Differences in ß-diversity (i.e., SIMPER and ANOSIM) were also measured. When all time points were averaged together, there was significant variation among the three seasons. SIMPER analyses across phylum and genus levels were employed to identify taxa with the highest contribution to differences between the diet types. Further, SIMPER analyses across phylum and genus level were employed to identify taxa with the highest contribution to differences between the seasons. (Additional file 3). The distinction between diets types was more apparent as the taxonomic level became more specific where SIMPER detected 34.37% dissimilarity at the phylum level, which increased to 35.22% dissimilarity at the genus level. At the phylum level, Proteobacteria (35.45%), Firmicutes (26.7%) and Bacteroidetes (23.59%) were shown to be better discriminators as they contributed most to differences between seasons, it indicates that the gut microbiome undergoes dramatic seasonal fluctuations. When we compared three seasons, significant (SIMPER, Euclidian distance, p<0.05, p=0.015, R=0.0730, Permutation N: 9999) dissimilarity was observed between autumn and spring season at the phylum level. Like diet composition, microbiome showed highly significant dissimilarity (p<0.001, R=0.235) between spring/autumn and spring/summer seasons at the genus level. Gut microbiome showed no statistical difference (SIMPER, Euclidian distance, p>0.05, p=0.59, Permutation N: 9999) between summer and autumn season.

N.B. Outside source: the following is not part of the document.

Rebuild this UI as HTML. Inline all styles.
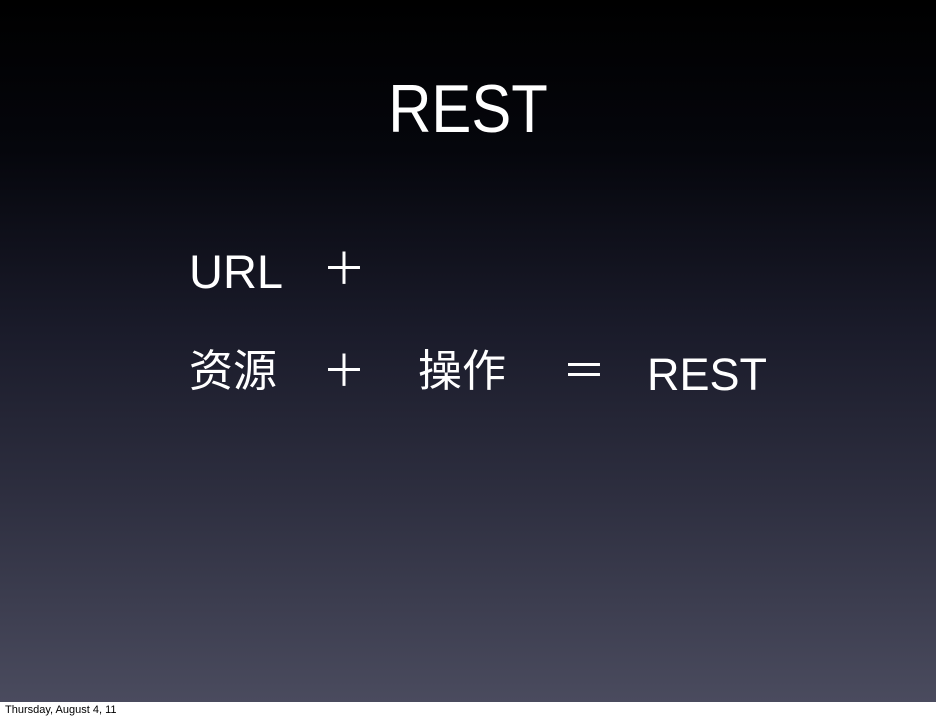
<!DOCTYPE html>
<html><head><meta charset="utf-8"><style>
html,body{margin:0;padding:0;}
body{width:936px;height:720px;position:relative;overflow:hidden;background:#fff;font-family:"Liberation Sans","Noto Sans CJK SC",sans-serif;}
#slide{position:absolute;left:0;top:0;width:936px;height:702px;background:linear-gradient(to bottom,#000 0px,#05060c 150px,#1a1b2a 330px,#2e2f40 500px,#4a4b5e 702px);}
.t{position:absolute;color:#fff;white-space:nowrap;line-height:1;}
#foot{position:absolute;left:5px;top:704px;font-size:11px;color:#000;}
</style></head><body>
<div id="slide">
<div class="t" style="left:0;width:936px;text-align:center;top:75px;font-size:68px;transform:scaleX(0.88);">REST</div>
<div class="t" style="left:189px;top:248px;font-size:47px;">URL</div>
<div class="t" style="left:322px;top:248px;font-size:44px;">＋</div>
<div class="t" style="left:189px;top:350px;font-size:44px;">资源</div>
<div class="t" style="left:322px;top:350px;font-size:44px;">＋</div>
<div class="t" style="left:418px;top:350px;font-size:44px;">操作</div>
<div class="t" style="left:562px;top:350px;font-size:44px;">＝</div>
<div class="t" style="left:647px;top:352px;font-size:45px;">REST</div>
</div>
<div id="foot">Thursday, August 4, 11</div>
</body></html>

Predicted gut microflora function using PICRUSt
It is unclear that seasonal variation in the gut microbiome affects host metabolism. To understand the specific effects of the gut microbiome on host metabolism, PICRUSt was performed to predict the chipmunk gut microbiome functions, which showed that chipmunk in different seasons exhibited some differences in metabolism abundance at level 2, including carbohydrate, protein, amino acid, Xenobiotics, energy, Cofactors and Vitamins, Glycan, Lipid, Terpenoids, and Polyketides metabolism. A Violin Plot was used to visualize the distribution of the data and its probability density (Fig. 5). The abundance of carbohydrate, Lipid, Nucleotide, Xenobiotics, energy, Terpenoids and Polyketides metabolism were higher in spring than in summer and autumn.
Moreover, spring and summer showed significant differences (ANOSIM, P < 0.001, p= 0.005, Euclidian R= 0.20), whereas a highly significant difference was observed between spring and autumn (ANOSIM, p=0.0005) and insignificant Euclidian difference (p=0.29) was investigated while comparing summer with autumn. SIMPER analyses among three seasons observed average Bray-Curtis dissimilarity was 3.627% as shown in Additional file 4. This analysis assisted us in figuring out the relationship between seasonal metabolic capacities.